First up was the Washburn Park Water Tower. We weren’t sure what we would find, but this turned out to be the coolest part of the day. Here’s the blurb from a plaque at the site:
“The history of the water tower, and of an earlier tower on this site, is closely linked to the Washburn brothers, Cadwallader and William, who initiated the development of the Washburn Park known also as Tangletown. The original tower was built 1893 to supply water for the Memorial Orphan Asylum by the Washburn brothers, Cadwallder and William. Water was pumped from nearby Minnehaha Creek to the tower and then piped to the orphanage at the site where Ramsey Middle school stands today at 50th and Nicollet. The tower was then purchased by the city of Minneapolis and connected to the city water supply in 1915. The tower you see, built in 1932 by the City of Minneapolis, was designed by these professionals, who lived in the neighborhood. This 110-foot-high tower can hold 1,350,000 gallons, nearly eight times the capacity of the old tower. It is drained in the fall and filled in the spring to provide a local head for water pressure throughout south Minneapolis during the summer. Since 1983, the Washburn Water Tower has been listed on the National Register of Historic Places, in recognition of its unique design and monumental sculptures of eagles and the Guardians of Health.”
The water tower has beautiful statues surrounding it and the neighborhood it was a part of was beautiful.
After this park we stopped at a very small statue in a persons yard. It’s really important that places to visit on private property we are respectful, but in this case since it was close to the road Lee was able to get up close and personal. (I had also seen numerous notes online from other people recently who had said that the owner’s did not mind people walking up the walkway to take pictures, as long as they didn’t come to or around the house. – Lee) It is a beautiful wooden statue of the Lorax which is Lee’s absolute favorite Dr. Seuss character. Makes sense we are fans, because he does speak for the trees 🙂 (
After visiting these two out of the way locations, we excitedly headed towards the Minneapolis Sculpture Garden. Unfortunately as it was later in the day the gardens were pretty crowded, but we hoped that we would maintain social distancing because it was such a large area.
Actually the deeper we went in the less impressed I was. People were not even trying to social distance, and I really wasn’t that impressed by the art. We have seen lots of sculpture gardens throughout the US and despite the beauty of the grounds the sculptures themselves really didn’t speak to me. Of course, art is subjective, but it all felt very “flat” and the crowds certainly did not help.

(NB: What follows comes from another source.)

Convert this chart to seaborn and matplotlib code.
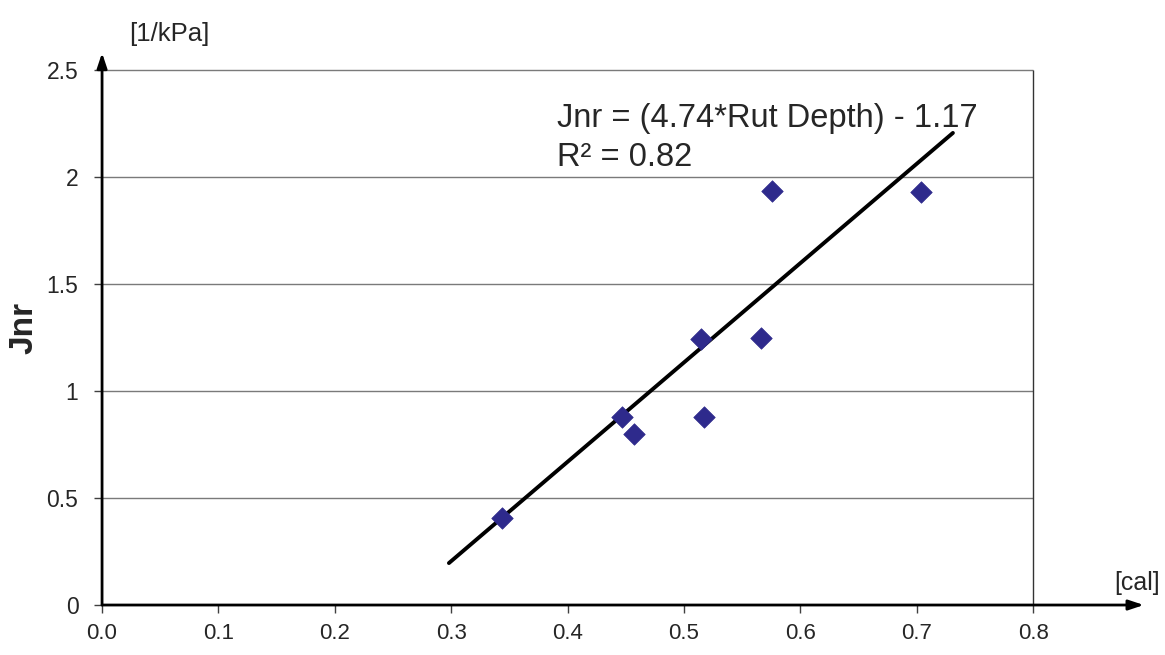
import matplotlib
matplotlib.use("Agg")
import matplotlib.pyplot as plt
import pandas as pd
import seaborn as sns

# measured points (rut depth vs Jnr)
rut_depth = [0.344, 0.447, 0.457, 0.515, 0.517, 0.566, 0.576, 0.704]
jnr = [0.405, 0.880, 0.799, 1.243, 0.880, 1.246, 1.936, 1.930]

# trend line as drawn on the chart (end points)
fit_x = [0.298, 0.731]
fit_y = [0.196, 2.206]
fit_label = "Jnr = (4.74*Rut Depth) - 1.17\nR² = 0.82"

x_ticks = [0.0, 0.1, 0.2, 0.3, 0.4, 0.5, 0.6, 0.7, 0.8]
x_tick_labels = ["0.0", "0.1", "0.2", "0.3", "0.4", "0.5", "0.6", "0.7", "0.8"]
y_ticks = [0, 0.5, 1, 1.5, 2, 2.5]
y_tick_labels = ["0", "0.5", "1", "1.5", "2", "2.5"]

df = pd.DataFrame({"rut": rut_depth, "jnr": jnr})
fit = pd.DataFrame({"x": fit_x, "y": fit_y})

sns.set_style("white")
plt.rcParams["font.family"] = ["Liberation Sans", "DejaVu Sans"]

fig = plt.figure(figsize=(11.65, 6.55), dpi=100)
ax = fig.add_axes([0.0876, 0.0763, 0.8992, 0.8495])

xmax, ymax = 0.9, 2.6
ax.set_xlim(0, xmax)
ax.set_ylim(0, ymax)

# grid lines and right border at 0.8
ax.hlines(y_ticks[1:], 0, 0.8, color="#7a7a7a", lw=1, zorder=1)
ax.vlines(0.8, 0, 2.5, color="#333333", lw=1, zorder=1)

sns.lineplot(data=fit, x="x", y="y", color="black", lw=2.8, ax=ax, zorder=3)
sns.scatterplot(data=df, x="rut", y="jnr", marker="D", s=120, color="#2e2a8c",
                edgecolor="#2e2a8c", linewidth=0.5, ax=ax, zorder=4)

for side in ["top", "right", "left", "bottom"]:
    ax.spines[side].set_visible(False)

# axis arrows
arrow = dict(arrowstyle="-|>,head_length=0.9,head_width=0.3",
             color="black", lw=2, shrinkA=0, shrinkB=0)
ax.annotate("", xy=(0.895, 0), xytext=(0, 0), arrowprops=arrow,
            annotation_clip=False, zorder=5)
ax.annotate("", xy=(0, 2.58), xytext=(0, 0), arrowprops=arrow,
            annotation_clip=False, zorder=5)

ax.set_xticks(x_ticks)
ax.set_xticklabels(x_tick_labels, fontsize=16)
ax.set_yticks(y_ticks)
ax.set_yticklabels(y_tick_labels, fontsize=16.5)
ax.tick_params(axis="both", which="both", direction="out", length=6, width=1,
               color="#404040", bottom=True, left=True)
ax.tick_params(axis="x", pad=7)
ax.tick_params(axis="y", pad=11)

ax.set_xlabel("")
ax.set_ylabel("")
fig.text(24 / 1165, 1 - 328 / 655, "Jnr", fontsize=24, fontweight="bold",
         rotation=90, ha="center", va="center")

ax.text(0.023, 2.61, "[1/kPa]", fontsize=18.5, ha="left", va="bottom")
ax.text(0.870, 0.045, "[cal]", fontsize=18, ha="left", va="bottom")

ax.text(0.391, 2.182, fit_label, fontsize=23.5,
        ha="left", va="center", linespacing=1.32)

plt.savefig("out.png", dpi=100)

My two favorite sculptures were a large LOVE sculpture and of course the giant spoon. That was totally amazing and since it was a fountain, it was somewhat interactive which I liked.
We talked about walking across the bridge, but I decided to call it. The dog wasn’t behaving that well, it was very hot and humid, and the crowds were aggressively not maintaining their distance. What I mean by that is people had all the space they needed to keep their distance but instead kept walking straight into our space, over and over again. And like I said with a couple of exceptions we just didn’t like the art. Lee and I decided to go find some lunch and go back to some of the smaller funkier sites in the hopes that we could avoid the crowds.